━━ Records shown

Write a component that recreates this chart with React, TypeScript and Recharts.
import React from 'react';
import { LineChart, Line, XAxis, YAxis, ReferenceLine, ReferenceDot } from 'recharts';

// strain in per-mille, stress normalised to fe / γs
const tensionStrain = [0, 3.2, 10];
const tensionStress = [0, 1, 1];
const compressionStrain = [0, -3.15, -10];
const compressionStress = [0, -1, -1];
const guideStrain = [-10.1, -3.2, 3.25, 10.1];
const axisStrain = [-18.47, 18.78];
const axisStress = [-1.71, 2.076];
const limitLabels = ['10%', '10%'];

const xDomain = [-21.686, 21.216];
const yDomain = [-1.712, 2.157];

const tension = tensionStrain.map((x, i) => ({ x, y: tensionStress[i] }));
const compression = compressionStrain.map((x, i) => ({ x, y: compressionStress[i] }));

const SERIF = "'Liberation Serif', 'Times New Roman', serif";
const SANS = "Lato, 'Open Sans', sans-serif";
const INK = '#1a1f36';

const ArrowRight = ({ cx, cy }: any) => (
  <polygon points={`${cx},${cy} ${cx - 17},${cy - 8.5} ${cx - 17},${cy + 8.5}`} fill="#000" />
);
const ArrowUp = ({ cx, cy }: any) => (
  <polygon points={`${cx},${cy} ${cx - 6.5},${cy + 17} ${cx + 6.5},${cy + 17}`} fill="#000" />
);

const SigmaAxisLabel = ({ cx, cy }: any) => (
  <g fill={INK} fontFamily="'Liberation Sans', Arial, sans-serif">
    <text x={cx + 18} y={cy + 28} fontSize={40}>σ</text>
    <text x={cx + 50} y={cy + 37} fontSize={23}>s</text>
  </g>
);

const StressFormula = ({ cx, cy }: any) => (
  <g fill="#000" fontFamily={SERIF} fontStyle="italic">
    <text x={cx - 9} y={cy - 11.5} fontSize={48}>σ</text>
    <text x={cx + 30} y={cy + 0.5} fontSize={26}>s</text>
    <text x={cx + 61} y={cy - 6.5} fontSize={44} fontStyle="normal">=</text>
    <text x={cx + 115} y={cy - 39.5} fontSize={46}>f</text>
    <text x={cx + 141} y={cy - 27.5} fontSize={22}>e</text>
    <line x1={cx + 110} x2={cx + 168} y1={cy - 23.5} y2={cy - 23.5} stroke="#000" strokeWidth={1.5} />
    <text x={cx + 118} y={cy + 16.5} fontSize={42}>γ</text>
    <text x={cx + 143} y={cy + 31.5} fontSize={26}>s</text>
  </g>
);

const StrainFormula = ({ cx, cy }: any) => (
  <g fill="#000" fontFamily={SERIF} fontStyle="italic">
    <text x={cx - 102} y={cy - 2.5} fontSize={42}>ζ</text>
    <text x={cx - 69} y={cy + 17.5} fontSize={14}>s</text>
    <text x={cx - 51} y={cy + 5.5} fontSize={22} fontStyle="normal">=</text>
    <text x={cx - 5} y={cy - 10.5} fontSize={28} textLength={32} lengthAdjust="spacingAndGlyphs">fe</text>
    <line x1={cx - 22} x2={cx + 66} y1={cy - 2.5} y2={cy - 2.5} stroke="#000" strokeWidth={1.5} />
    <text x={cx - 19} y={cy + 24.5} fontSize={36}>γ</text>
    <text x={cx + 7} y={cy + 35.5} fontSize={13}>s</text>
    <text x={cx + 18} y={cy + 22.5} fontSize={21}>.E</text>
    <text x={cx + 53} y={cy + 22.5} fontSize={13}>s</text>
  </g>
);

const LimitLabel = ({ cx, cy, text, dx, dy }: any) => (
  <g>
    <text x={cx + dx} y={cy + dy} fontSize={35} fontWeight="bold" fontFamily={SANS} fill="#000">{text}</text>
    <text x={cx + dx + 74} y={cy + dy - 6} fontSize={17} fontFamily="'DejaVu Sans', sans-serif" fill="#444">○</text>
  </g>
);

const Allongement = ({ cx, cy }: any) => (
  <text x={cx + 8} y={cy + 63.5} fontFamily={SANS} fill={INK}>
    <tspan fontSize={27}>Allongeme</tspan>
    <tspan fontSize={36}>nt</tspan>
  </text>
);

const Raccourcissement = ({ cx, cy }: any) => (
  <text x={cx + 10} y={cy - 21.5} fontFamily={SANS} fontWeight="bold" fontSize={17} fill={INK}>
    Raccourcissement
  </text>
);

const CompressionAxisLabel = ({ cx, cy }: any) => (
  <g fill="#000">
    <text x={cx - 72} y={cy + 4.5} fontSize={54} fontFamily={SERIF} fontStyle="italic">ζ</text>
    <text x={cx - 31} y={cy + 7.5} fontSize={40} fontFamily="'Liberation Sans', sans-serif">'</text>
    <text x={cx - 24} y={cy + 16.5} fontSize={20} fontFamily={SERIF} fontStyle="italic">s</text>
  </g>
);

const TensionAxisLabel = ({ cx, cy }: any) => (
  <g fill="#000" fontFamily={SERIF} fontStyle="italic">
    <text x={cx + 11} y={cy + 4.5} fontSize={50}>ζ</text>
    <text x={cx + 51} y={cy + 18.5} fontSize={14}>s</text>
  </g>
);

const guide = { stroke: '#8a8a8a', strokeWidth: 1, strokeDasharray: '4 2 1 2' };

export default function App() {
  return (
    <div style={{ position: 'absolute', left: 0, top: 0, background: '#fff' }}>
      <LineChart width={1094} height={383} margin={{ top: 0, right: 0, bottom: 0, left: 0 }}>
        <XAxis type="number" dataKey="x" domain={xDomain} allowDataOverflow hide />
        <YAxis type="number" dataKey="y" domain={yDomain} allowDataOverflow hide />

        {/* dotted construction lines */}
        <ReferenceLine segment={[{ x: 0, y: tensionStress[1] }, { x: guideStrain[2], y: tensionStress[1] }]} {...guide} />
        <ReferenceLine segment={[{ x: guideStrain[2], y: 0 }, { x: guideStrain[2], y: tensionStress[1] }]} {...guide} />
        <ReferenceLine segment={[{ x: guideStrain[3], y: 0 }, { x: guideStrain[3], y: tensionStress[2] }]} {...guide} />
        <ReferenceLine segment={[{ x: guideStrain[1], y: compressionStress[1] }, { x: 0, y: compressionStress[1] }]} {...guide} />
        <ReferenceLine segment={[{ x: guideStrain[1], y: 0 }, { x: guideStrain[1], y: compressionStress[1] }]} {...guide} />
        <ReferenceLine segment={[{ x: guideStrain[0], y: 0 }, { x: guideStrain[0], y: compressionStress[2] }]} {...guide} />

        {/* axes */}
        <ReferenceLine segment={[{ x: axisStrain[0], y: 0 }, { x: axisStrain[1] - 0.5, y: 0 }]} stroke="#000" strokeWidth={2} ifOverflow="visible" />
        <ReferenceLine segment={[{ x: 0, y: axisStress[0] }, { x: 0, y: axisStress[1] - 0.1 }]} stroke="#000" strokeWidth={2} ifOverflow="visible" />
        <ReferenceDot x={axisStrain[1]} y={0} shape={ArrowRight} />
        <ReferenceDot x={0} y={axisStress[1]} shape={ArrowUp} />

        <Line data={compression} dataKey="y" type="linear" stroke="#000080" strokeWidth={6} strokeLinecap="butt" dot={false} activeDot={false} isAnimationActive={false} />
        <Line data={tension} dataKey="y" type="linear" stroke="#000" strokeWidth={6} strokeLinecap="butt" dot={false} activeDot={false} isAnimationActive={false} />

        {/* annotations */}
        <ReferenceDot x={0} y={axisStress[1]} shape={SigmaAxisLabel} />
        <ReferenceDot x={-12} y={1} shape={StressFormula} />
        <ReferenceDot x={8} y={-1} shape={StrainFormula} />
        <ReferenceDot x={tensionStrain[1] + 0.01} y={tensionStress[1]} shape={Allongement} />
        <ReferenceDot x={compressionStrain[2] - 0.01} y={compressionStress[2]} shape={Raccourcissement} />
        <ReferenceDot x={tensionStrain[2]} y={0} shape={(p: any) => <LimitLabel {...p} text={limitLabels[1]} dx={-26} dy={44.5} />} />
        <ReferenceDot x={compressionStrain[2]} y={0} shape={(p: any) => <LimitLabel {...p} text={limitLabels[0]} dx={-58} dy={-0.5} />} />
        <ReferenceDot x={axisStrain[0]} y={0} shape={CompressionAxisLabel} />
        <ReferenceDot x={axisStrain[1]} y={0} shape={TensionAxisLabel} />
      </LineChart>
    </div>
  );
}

━━━━
━━ Records shown

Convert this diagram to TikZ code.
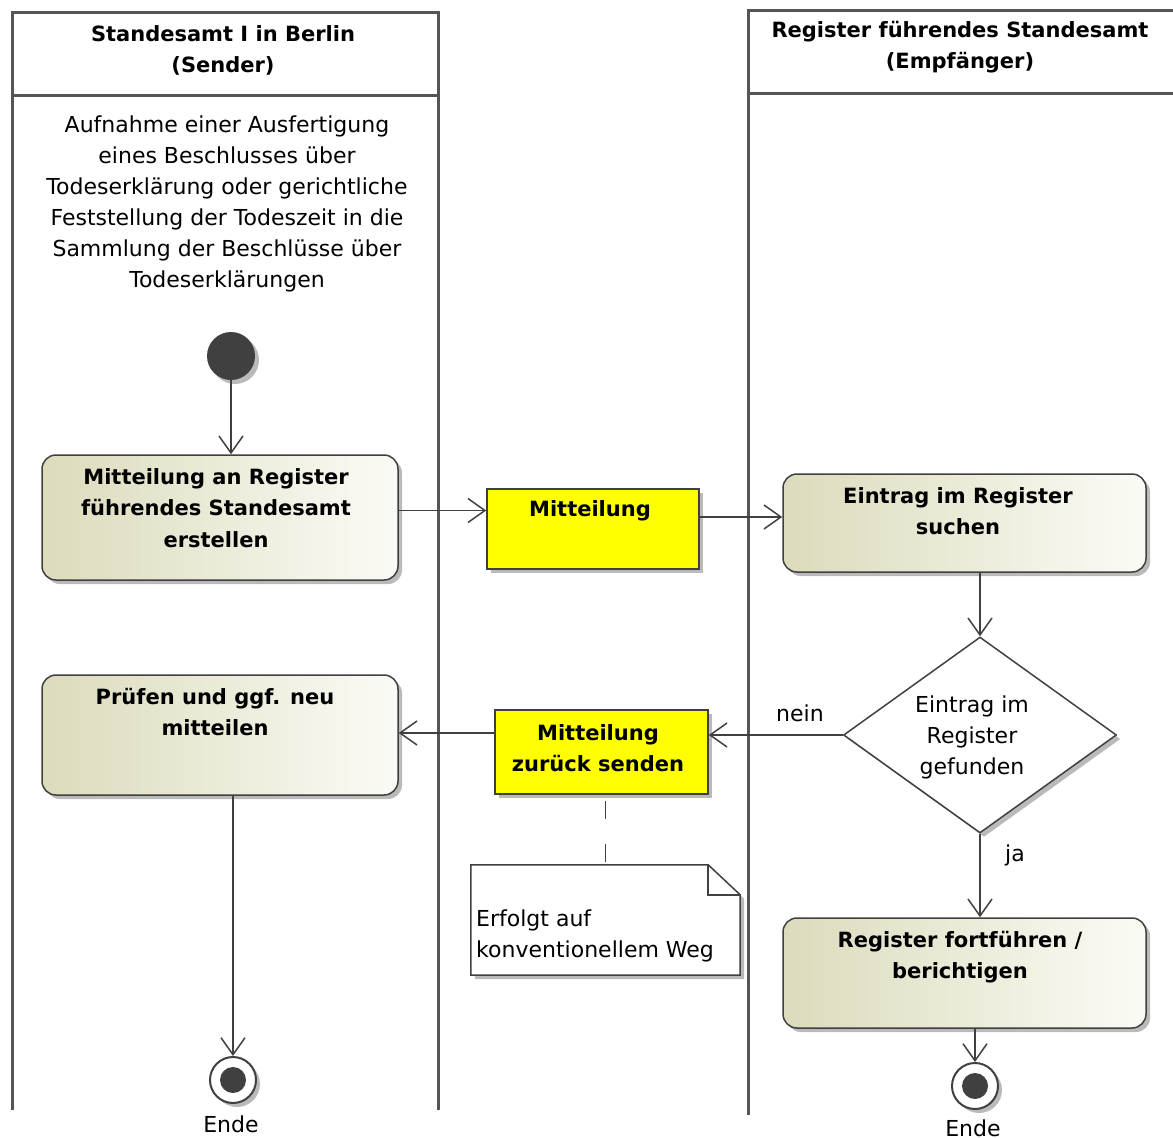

━━━━

**Work to complete**: Reproduce exactly the lines from the line with "Write a component" through the line with "YAxis, ReferenceLine, ReferenceDot", both end lines included, and only those lines.

**Output**:
Write a component that recreates this chart with React, TypeScript and Recharts.
import React from 'react';
import { LineChart, Line, XAxis, YAxis, ReferenceLine, ReferenceDot } from 'recharts';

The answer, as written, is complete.